When the two people, half visible in the dark, saw the black plastic rubbish bag on the side of the courtyard, it seemed that there was only one thing to do. Hands went down, grabbing the black plastic so as to free the prisoners inside.
The leader of the rebellion said, “Fly! Be free,” as the prisoners flew for a second before flopping on the ground and lying there looking wet and yellow.
Little did they know that a few days before, the rebellion had already begun in earnest when residents in the south of Moscow had confronted the kidnappers in orange — the fall killers who have been sweeping Moscow’s leaves up from the city’s grounds. After a tussle, the prisoners were freed there, too.
The saga of the missing leaves is a regular theme of Moscow falls in recent years as dvorniki sweep them up and locals grumble about being in a city where environmental awareness is being aware that you can get away with chopping down trees because of the low fines.
You can sweep away the leaves at the side of the road because they are full of bad stuff, said Vyacheslav Pankov, head of the Ecologists Guild. The exhausts of a thousand or so cars a day turns the leaves into a polluted mulch, but just a few feet away when the leaves land on Moscow’s parched soil, it is a different matter.
“You should never sweep leaves from soil because it is a precious layer,” Pankov said.
This yellow and brown layer — if things went as normal — is then covered in a layer of snow where it rots away feeding the soil with its nutrients. In turn, the trees then produce more leaves that jump to their deaths from branches the next year and the process begins again.
But recent years have seen the leaves swept away and disappear.
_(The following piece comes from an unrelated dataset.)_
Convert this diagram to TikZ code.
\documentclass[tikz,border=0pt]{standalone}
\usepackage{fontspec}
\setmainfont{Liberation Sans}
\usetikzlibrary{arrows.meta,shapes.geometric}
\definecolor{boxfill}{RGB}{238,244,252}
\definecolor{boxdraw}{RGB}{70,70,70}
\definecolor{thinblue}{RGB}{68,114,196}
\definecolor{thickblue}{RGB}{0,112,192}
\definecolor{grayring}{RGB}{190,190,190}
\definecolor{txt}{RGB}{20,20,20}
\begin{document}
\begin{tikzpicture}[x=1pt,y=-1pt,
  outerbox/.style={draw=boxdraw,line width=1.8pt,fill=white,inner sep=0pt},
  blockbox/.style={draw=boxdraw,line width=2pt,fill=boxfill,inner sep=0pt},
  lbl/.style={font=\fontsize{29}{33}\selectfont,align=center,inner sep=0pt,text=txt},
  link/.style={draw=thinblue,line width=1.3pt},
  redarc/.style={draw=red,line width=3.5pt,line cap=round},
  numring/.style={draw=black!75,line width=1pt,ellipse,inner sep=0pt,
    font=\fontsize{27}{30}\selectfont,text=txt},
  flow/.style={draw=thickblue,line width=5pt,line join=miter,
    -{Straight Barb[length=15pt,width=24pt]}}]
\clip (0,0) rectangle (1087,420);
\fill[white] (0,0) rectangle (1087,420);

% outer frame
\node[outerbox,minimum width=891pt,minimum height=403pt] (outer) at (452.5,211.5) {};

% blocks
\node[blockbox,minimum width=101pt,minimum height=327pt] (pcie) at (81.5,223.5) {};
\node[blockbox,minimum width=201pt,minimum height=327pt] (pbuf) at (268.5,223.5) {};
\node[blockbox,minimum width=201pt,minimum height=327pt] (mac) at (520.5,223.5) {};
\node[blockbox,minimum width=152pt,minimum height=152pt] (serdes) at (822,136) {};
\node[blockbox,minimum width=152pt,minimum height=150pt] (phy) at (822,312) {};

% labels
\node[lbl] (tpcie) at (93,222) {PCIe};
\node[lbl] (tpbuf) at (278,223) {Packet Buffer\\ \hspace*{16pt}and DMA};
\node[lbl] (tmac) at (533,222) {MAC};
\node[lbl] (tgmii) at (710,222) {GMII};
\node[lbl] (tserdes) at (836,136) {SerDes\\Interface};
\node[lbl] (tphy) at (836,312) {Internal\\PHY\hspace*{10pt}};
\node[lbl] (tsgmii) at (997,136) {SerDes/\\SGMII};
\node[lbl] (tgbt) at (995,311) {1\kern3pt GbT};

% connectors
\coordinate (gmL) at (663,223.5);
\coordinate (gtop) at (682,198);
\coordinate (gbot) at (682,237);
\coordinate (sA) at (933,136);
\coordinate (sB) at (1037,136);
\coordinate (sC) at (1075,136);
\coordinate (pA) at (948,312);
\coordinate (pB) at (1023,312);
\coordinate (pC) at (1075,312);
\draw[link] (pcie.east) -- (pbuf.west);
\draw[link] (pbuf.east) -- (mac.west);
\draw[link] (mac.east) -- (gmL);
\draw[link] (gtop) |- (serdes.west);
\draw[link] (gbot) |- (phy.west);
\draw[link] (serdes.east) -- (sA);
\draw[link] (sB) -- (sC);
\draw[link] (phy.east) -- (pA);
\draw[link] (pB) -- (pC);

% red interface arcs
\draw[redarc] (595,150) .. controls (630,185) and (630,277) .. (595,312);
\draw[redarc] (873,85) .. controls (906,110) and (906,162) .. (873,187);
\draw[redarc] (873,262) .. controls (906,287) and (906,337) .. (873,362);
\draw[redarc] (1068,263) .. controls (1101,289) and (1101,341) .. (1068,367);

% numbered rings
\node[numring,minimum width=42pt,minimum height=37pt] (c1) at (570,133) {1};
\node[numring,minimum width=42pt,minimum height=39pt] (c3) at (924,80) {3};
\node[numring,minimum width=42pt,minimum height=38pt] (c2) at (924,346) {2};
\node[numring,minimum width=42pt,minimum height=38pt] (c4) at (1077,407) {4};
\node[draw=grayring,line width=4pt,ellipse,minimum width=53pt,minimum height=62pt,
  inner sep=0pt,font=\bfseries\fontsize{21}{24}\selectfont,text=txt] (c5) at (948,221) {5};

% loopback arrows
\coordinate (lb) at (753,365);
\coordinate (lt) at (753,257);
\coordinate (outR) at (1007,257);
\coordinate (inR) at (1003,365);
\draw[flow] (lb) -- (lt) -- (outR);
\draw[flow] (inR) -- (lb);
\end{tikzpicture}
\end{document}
One blogger joked that someone was paying a dollar a leaf; others looked at the spacemen backpack vacuum cleaners that adorn the yard sweepers, or the sit-down leaf cleaners that are taken out for a month or two a year and wondered if, if it were just possible — hard as it is to believe — that the city had wasted money on such fancy technical equipment not purely because of an illogical OCD worry about leaves.
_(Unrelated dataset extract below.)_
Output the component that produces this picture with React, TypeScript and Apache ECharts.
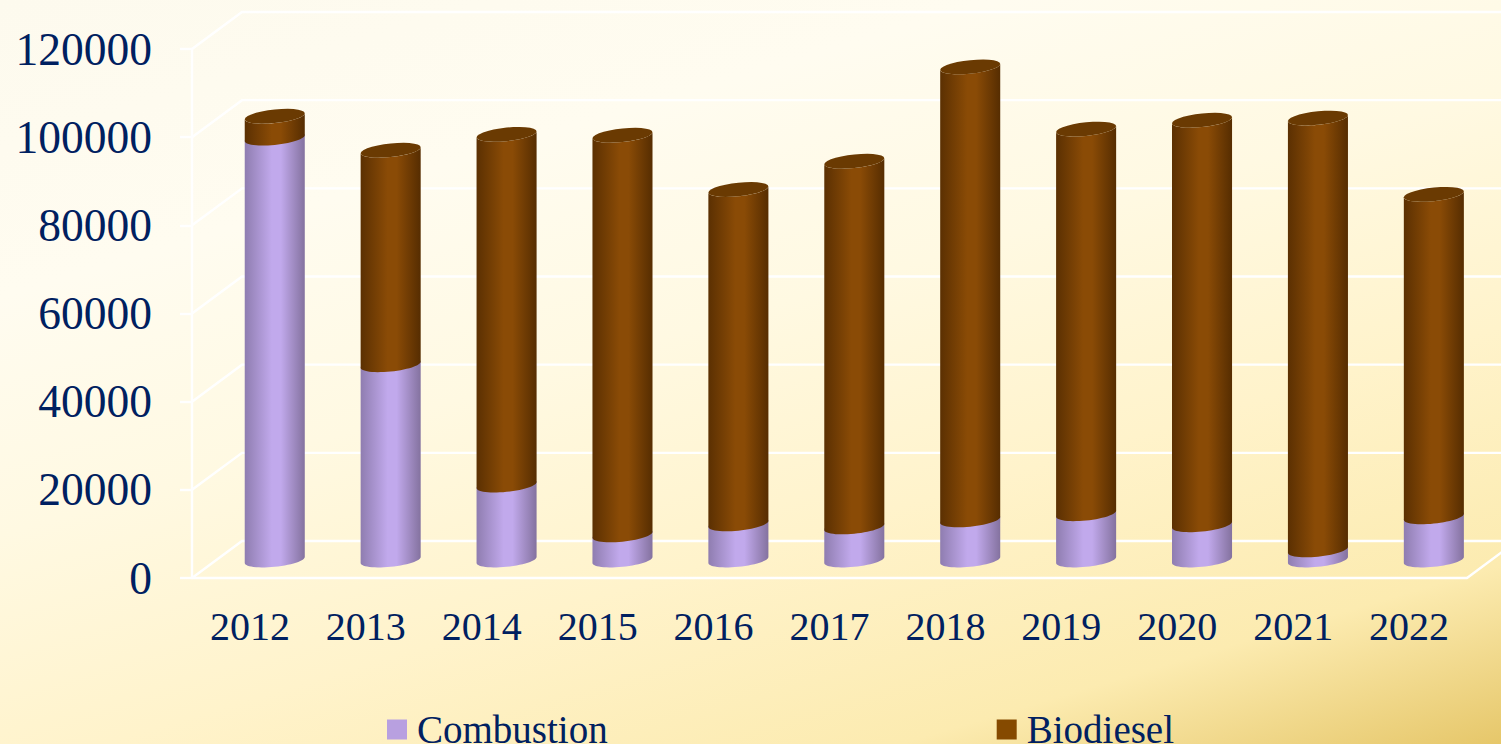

Now that the secrets of the Luzhkov era are being revealed or judiciously leaked one by one, perhaps we will learn of a former city official ability to turn leaves into gold.
As the two freedom fighters walked away from the courtyard previously bald and now with a small patch of leaves in a corner, they came to the luckiest tree in the area, swamped in all the leaves taken from elsewhere.
“If only we had a shovel,” said the rebel leader.